▸ Goal of the exercise
Go through the material and write it all out exactly, minus the pictures.

▸ Data excerpt
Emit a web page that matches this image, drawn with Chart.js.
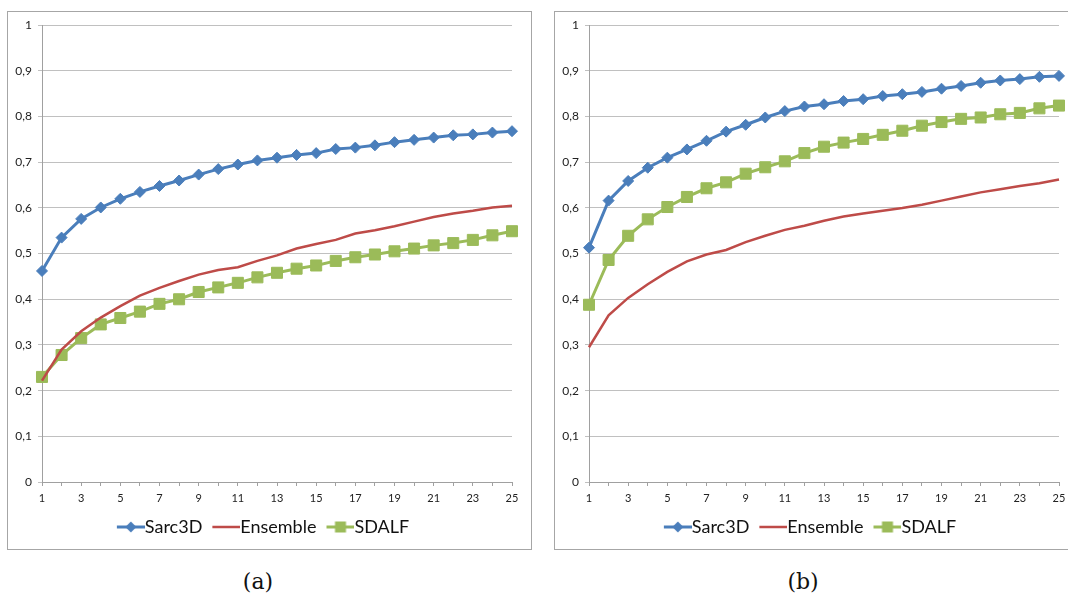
<!DOCTYPE html>
<html>
<head>
<meta charset="utf-8">
<script src="https://cdn.jsdelivr.net/npm/chart.js@4"></script>
<style>
  body { margin: 0; background: #fff; width: 1068px; height: 595px; overflow: hidden; position: relative; }
  .box { position: absolute; top: 11px; width: 523px; height: 537px; border: 1px solid #a6a6a6; background: #fff; }
  .caption { position: absolute; top: 569px; font-family: "DejaVu Serif", "Liberation Serif", serif; font-size: 22px; color: #111; transform: translateX(-50%); }
</style>
</head>
<body>
<div class="box" style="left:7px"><canvas id="chart-a"></canvas></div>
<div class="box" style="left:554px"><canvas id="chart-b"></canvas></div>
<div class="caption" style="left:258px">(a)</div>
<div class="caption" style="left:803px">(b)</div>
<script>
// rangs 1..25
const ranks = ['1','2','3','4','5','6','7','8','9','10','11','12','13','14','15','16','17','18','19','20','21','22','23','24','25'];
const seriesNames = ['Sarc3D', 'Ensemble', 'SDALF'];

// graphique (a)
const sarcA = [0.462,0.535,0.576,0.601,0.620,0.635,0.648,0.660,0.673,0.685,0.695,0.704,0.710,0.716,0.720,0.729,0.732,0.737,0.744,0.749,0.754,0.759,0.761,0.765,0.768];
const ensembleA = [0.222,0.290,0.330,0.360,0.385,0.408,0.425,0.440,0.454,0.464,0.470,0.484,0.496,0.511,0.521,0.530,0.544,0.551,0.560,0.570,0.580,0.588,0.594,0.601,0.605];
const sdalfA = [0.230,0.278,0.315,0.345,0.359,0.373,0.390,0.400,0.416,0.426,0.436,0.448,0.458,0.467,0.474,0.484,0.492,0.498,0.505,0.511,0.518,0.523,0.530,0.540,0.549];

// graphique (b)
const sarcB = [0.513,0.616,0.659,0.688,0.710,0.728,0.747,0.767,0.782,0.798,0.812,0.822,0.827,0.834,0.838,0.845,0.849,0.854,0.861,0.867,0.874,0.879,0.882,0.887,0.889];
const ensembleB = [0.295,0.365,0.403,0.433,0.460,0.483,0.498,0.508,0.525,0.539,0.552,0.561,0.572,0.581,0.588,0.594,0.600,0.607,0.616,0.625,0.634,0.641,0.648,0.654,0.662];
const sdalfB = [0.388,0.486,0.539,0.575,0.602,0.624,0.643,0.656,0.675,0.689,0.702,0.720,0.734,0.743,0.751,0.760,0.769,0.780,0.788,0.795,0.798,0.805,0.808,0.818,0.824];

const blue = '#4a7ebb';
const red = '#be4b48';
const green = '#9bbb59';

// icône de légende façon Excel : trait + marqueur, cadré à droite
// (marge transparente à gauche pour coller le trait au texte)
function legendIcon(color, marker, lw) {
    const c = document.createElement('canvas');
    c.width = 43; c.height = 14;
    const ctx = c.getContext('2d');
    const x0 = 15;
    ctx.strokeStyle = color;
    ctx.fillStyle = color;
    ctx.lineWidth = lw;
    ctx.beginPath();
    ctx.moveTo(x0, 7); ctx.lineTo(43, 7);
    ctx.stroke();
    if (marker === 'diamond') {
        ctx.beginPath();
        ctx.moveTo(x0 + 14, 1.5); ctx.lineTo(x0 + 19.5, 7); ctx.lineTo(x0 + 14, 12.5); ctx.lineTo(x0 + 8.5, 7);
        ctx.closePath(); ctx.fill();
    } else if (marker === 'square') {
        ctx.fillRect(x0 + 8.5, 1.5, 11, 11);
    }
    return c;
}
const icons = [legendIcon(blue, 'diamond', 3), legendIcon(red, null, 2.5), legendIcon(green, 'square', 3)];

function makeChart(id, sarc, ensemble, sdalf) {
    return new Chart(document.getElementById(id), {
        type: 'line',
        data: {
            labels: ranks,
            datasets: [
                { label: seriesNames[0], data: sarc, borderColor: blue, backgroundColor: blue, borderWidth: 3,
                  pointStyle: 'rectRot', pointRadius: 5.5, pointBorderWidth: 1, tension: 0 },
                { label: seriesNames[1], data: ensemble, borderColor: red, backgroundColor: red, borderWidth: 2.5,
                  pointRadius: 0, tension: 0 },
                { label: seriesNames[2], data: sdalf, borderColor: green, backgroundColor: green, borderWidth: 3,
                  pointStyle: 'rect', pointRadius: 7.8, pointBorderWidth: 1, tension: 0 }
            ]
        },
        options: {
            responsive: true,
            maintainAspectRatio: false,
            animation: false,
            layout: { padding: { top: 13, right: 19, left: 0, bottom: 3 } },
            plugins: {
                tooltip: { enabled: false },
                legend: {
                    position: 'bottom',
                    labels: {
                        usePointStyle: true,
                        pointStyleWidth: 25,
                        padding: 4,
                        color: '#111',
                        font: { family: 'Lato', size: 18 },
                        generateLabels: function (chart) {
                            const items = Chart.defaults.plugins.legend.labels.generateLabels(chart);
                            items.forEach(function (it, i) { it.pointStyle = icons[i]; });
                            return items;
                        }
                    }
                }
            },
            scales: {
                x: {
                    offset: false,
                    grid: { drawOnChartArea: false, drawTicks: true, tickLength: 4, color: '#a0a0a0' },
                    border: { color: '#a0a0a0' },
                    ticks: {
                        autoSkip: false, maxRotation: 0, padding: 6, color: '#222',
                        font: { family: 'Lato', size: 11 },
                        callback: function (v, i) { return i % 2 === 0 ? ranks[i] : ''; }
                    },
                    afterFit: function (s) { s.height = 32; }
                },
                y: {
                    min: 0, max: 1,
                    grid: { color: '#c0c0c0', tickLength: 4 },
                    border: { color: '#a0a0a0' },
                    ticks: {
                        stepSize: 0.1, padding: 6, color: '#222',
                        font: { family: 'Lato', size: 12 },
                        callback: function (v) { return String(Math.round(v * 10) / 10).replace('.', ','); }
                    },
                    afterFit: function (s) { s.width = 34; }
                }
            }
        }
    });
}

makeChart('chart-a', sarcA, ensembleA, sdalfA);
makeChart('chart-b', sarcB, ensembleB, sdalfB);
</script>
</body>
</html>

▸ The completed task
Emit a web page that matches this image, drawn with Chart.js.
<!DOCTYPE html>
<html>
<head>
<meta charset="utf-8">
<script src="https://cdn.jsdelivr.net/npm/chart.js@4"></script>
<style>
  body { margin: 0; background: #fff; width: 1068px; height: 595px; overflow: hidden; position: relative; }
  .box { position: absolute; top: 11px; width: 523px; height: 537px; border: 1px solid #a6a6a6; background: #fff; }
  .caption { position: absolute; top: 569px; font-family: "DejaVu Serif", "Liberation Serif", serif; font-size: 22px; color: #111; transform: translateX(-50%); }
</style>
</head>
<body>
<div class="box" style="left:7px"><canvas id="chart-a"></canvas></div>
<div class="box" style="left:554px"><canvas id="chart-b"></canvas></div>
<div class="caption" style="left:258px">(a)</div>
<div class="caption" style="left:803px">(b)</div>
<script>
// rangs 1..25
const ranks = ['1','2','3','4','5','6','7','8','9','10','11','12','13','14','15','16','17','18','19','20','21','22','23','24','25'];
const seriesNames = ['Sarc3D', 'Ensemble', 'SDALF'];

// graphique (a)
const sarcA = [0.462,0.535,0.576,0.601,0.620,0.635,0.648,0.660,0.673,0.685,0.695,0.704,0.710,0.716,0.720,0.729,0.732,0.737,0.744,0.749,0.754,0.759,0.761,0.765,0.768];
const ensembleA = [0.222,0.290,0.330,0.360,0.385,0.408,0.425,0.440,0.454,0.464,0.470,0.484,0.496,0.511,0.521,0.530,0.544,0.551,0.560,0.570,0.580,0.588,0.594,0.601,0.605];
const sdalfA = [0.230,0.278,0.315,0.345,0.359,0.373,0.390,0.400,0.416,0.426,0.436,0.448,0.458,0.467,0.474,0.484,0.492,0.498,0.505,0.511,0.518,0.523,0.530,0.540,0.549];

// graphique (b)
const sarcB = [0.513,0.616,0.659,0.688,0.710,0.728,0.747,0.767,0.782,0.798,0.812,0.822,0.827,0.834,0.838,0.845,0.849,0.854,0.861,0.867,0.874,0.879,0.882,0.887,0.889];
const ensembleB = [0.295,0.365,0.403,0.433,0.460,0.483,0.498,0.508,0.525,0.539,0.552,0.561,0.572,0.581,0.588,0.594,0.600,0.607,0.616,0.625,0.634,0.641,0.648,0.654,0.662];
const sdalfB = [0.388,0.486,0.539,0.575,0.602,0.624,0.643,0.656,0.675,0.689,0.702,0.720,0.734,0.743,0.751,0.760,0.769,0.780,0.788,0.795,0.798,0.805,0.808,0.818,0.824];

const blue = '#4a7ebb';
const red = '#be4b48';
const green = '#9bbb59';

// icône de légende façon Excel : trait + marqueur, cadré à droite
// (marge transparente à gauche pour coller le trait au texte)
function legendIcon(color, marker, lw) {
    const c = document.createElement('canvas');
    c.width = 43; c.height = 14;
    const ctx = c.getContext('2d');
    const x0 = 15;
    ctx.strokeStyle = color;
    ctx.fillStyle = color;
    ctx.lineWidth = lw;
    ctx.beginPath();
    ctx.moveTo(x0, 7); ctx.lineTo(43, 7);
    ctx.stroke();
    if (marker === 'diamond') {
        ctx.beginPath();
        ctx.moveTo(x0 + 14, 1.5); ctx.lineTo(x0 + 19.5, 7); ctx.lineTo(x0 + 14, 12.5); ctx.lineTo(x0 + 8.5, 7);
        ctx.closePath(); ctx.fill();
    } else if (marker === 'square') {
        ctx.fillRect(x0 + 8.5, 1.5, 11, 11);
    }
    return c;
}
const icons = [legendIcon(blue, 'diamond', 3), legendIcon(red, null, 2.5), legendIcon(green, 'square', 3)];

function makeChart(id, sarc, ensemble, sdalf) {
    return new Chart(document.getElementById(id), {
        type: 'line',
        data: {
            labels: ranks,
            datasets: [
                { label: seriesNames[0], data: sarc, borderColor: blue, backgroundColor: blue, borderWidth: 3,
                  pointStyle: 'rectRot', pointRadius: 5.5, pointBorderWidth: 1, tension: 0 },
                { label: seriesNames[1], data: ensemble, borderColor: red, backgroundColor: red, borderWidth: 2.5,
                  pointRadius: 0, tension: 0 },
                { label: seriesNames[2], data: sdalf, borderColor: green, backgroundColor: green, borderWidth: 3,
                  pointStyle: 'rect', pointRadius: 7.8, pointBorderWidth: 1, tension: 0 }
            ]
        },
        options: {
            responsive: true,
            maintainAspectRatio: false,
            animation: false,
            layout: { padding: { top: 13, right: 19, left: 0, bottom: 3 } },
            plugins: {
                tooltip: { enabled: false },
                legend: {
                    position: 'bottom',
                    labels: {
                        usePointStyle: true,
                        pointStyleWidth: 25,
                        padding: 4,
                        color: '#111',
                        font: { family: 'Lato', size: 18 },
                        generateLabels: function (chart) {
                            const items = Chart.defaults.plugins.legend.labels.generateLabels(chart);
                            items.forEach(function (it, i) { it.pointStyle = icons[i]; });
                            return items;
                        }
                    }
                }
            },
            scales: {
                x: {
                    offset: false,
                    grid: { drawOnChartArea: false, drawTicks: true, tickLength: 4, color: '#a0a0a0' },
                    border: { color: '#a0a0a0' },
                    ticks: {
                        autoSkip: false, maxRotation: 0, padding: 6, color: '#222',
                        font: { family: 'Lato', size: 11 },
                        callback: function (v, i) { return i % 2 === 0 ? ranks[i] : ''; }
                    },
                    afterFit: function (s) { s.height = 32; }
                },
                y: {
                    min: 0, max: 1,
                    grid: { color: '#c0c0c0', tickLength: 4 },
                    border: { color: '#a0a0a0' },
                    ticks: {
                        stepSize: 0.1, padding: 6, color: '#222',
                        font: { family: 'Lato', size: 12 },
                        callback: function (v) { return String(Math.round(v * 10) / 10).replace('.', ','); }
                    },
                    afterFit: function (s) { s.width = 34; }
                }
            }
        }
    });
}

makeChart('chart-a', sarcA, ensembleA, sdalfA);
makeChart('chart-b', sarcB, ensembleB, sdalfB);
</script>
</body>
</html>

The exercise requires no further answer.